Stored data >>

+++

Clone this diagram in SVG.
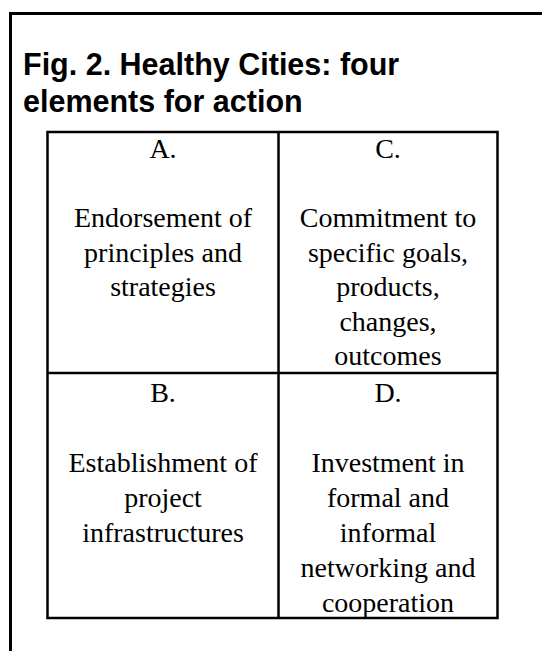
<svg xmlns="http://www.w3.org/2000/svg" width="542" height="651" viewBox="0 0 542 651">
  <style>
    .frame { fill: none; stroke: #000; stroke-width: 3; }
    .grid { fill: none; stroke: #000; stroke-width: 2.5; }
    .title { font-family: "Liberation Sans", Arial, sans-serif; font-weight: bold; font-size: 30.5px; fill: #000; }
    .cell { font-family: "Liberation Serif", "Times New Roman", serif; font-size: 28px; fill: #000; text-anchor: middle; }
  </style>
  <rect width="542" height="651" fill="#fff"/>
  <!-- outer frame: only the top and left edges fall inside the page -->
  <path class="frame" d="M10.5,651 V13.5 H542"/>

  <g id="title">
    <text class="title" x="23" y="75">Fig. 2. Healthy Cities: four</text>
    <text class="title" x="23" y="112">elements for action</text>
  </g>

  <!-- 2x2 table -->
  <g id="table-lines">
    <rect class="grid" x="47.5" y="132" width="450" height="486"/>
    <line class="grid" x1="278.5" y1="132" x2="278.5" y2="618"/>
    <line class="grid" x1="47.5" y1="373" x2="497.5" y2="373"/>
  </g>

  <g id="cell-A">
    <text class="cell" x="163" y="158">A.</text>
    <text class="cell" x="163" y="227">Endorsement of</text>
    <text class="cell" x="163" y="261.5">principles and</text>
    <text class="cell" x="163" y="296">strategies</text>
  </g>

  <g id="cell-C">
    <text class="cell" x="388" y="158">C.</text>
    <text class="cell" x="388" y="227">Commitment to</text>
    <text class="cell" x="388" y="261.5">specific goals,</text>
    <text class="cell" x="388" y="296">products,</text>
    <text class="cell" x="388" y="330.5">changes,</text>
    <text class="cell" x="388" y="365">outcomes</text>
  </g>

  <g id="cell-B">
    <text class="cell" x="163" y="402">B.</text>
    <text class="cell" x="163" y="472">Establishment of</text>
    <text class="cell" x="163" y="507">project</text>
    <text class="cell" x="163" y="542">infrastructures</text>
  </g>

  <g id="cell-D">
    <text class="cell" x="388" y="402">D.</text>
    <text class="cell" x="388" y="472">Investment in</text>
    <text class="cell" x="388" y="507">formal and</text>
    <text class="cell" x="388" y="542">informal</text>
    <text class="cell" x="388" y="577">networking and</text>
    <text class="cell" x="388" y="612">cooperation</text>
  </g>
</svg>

+++

Instructions to follow >> Return to the listing above and set it down exactly, leaving out its pictures.

Answer to the exercise >>
Clone this diagram in SVG.
<svg xmlns="http://www.w3.org/2000/svg" width="542" height="651" viewBox="0 0 542 651">
  <style>
    .frame { fill: none; stroke: #000; stroke-width: 3; }
    .grid { fill: none; stroke: #000; stroke-width: 2.5; }
    .title { font-family: "Liberation Sans", Arial, sans-serif; font-weight: bold; font-size: 30.5px; fill: #000; }
    .cell { font-family: "Liberation Serif", "Times New Roman", serif; font-size: 28px; fill: #000; text-anchor: middle; }
  </style>
  <rect width="542" height="651" fill="#fff"/>
  <!-- outer frame: only the top and left edges fall inside the page -->
  <path class="frame" d="M10.5,651 V13.5 H542"/>

  <g id="title">
    <text class="title" x="23" y="75">Fig. 2. Healthy Cities: four</text>
    <text class="title" x="23" y="112">elements for action</text>
  </g>

  <!-- 2x2 table -->
  <g id="table-lines">
    <rect class="grid" x="47.5" y="132" width="450" height="486"/>
    <line class="grid" x1="278.5" y1="132" x2="278.5" y2="618"/>
    <line class="grid" x1="47.5" y1="373" x2="497.5" y2="373"/>
  </g>

  <g id="cell-A">
    <text class="cell" x="163" y="158">A.</text>
    <text class="cell" x="163" y="227">Endorsement of</text>
    <text class="cell" x="163" y="261.5">principles and</text>
    <text class="cell" x="163" y="296">strategies</text>
  </g>

  <g id="cell-C">
    <text class="cell" x="388" y="158">C.</text>
    <text class="cell" x="388" y="227">Commitment to</text>
    <text class="cell" x="388" y="261.5">specific goals,</text>
    <text class="cell" x="388" y="296">products,</text>
    <text class="cell" x="388" y="330.5">changes,</text>
    <text class="cell" x="388" y="365">outcomes</text>
  </g>

  <g id="cell-B">
    <text class="cell" x="163" y="402">B.</text>
    <text class="cell" x="163" y="472">Establishment of</text>
    <text class="cell" x="163" y="507">project</text>
    <text class="cell" x="163" y="542">infrastructures</text>
  </g>

  <g id="cell-D">
    <text class="cell" x="388" y="402">D.</text>
    <text class="cell" x="388" y="472">Investment in</text>
    <text class="cell" x="388" y="507">formal and</text>
    <text class="cell" x="388" y="542">informal</text>
    <text class="cell" x="388" y="577">networking and</text>
    <text class="cell" x="388" y="612">cooperation</text>
  </g>
</svg>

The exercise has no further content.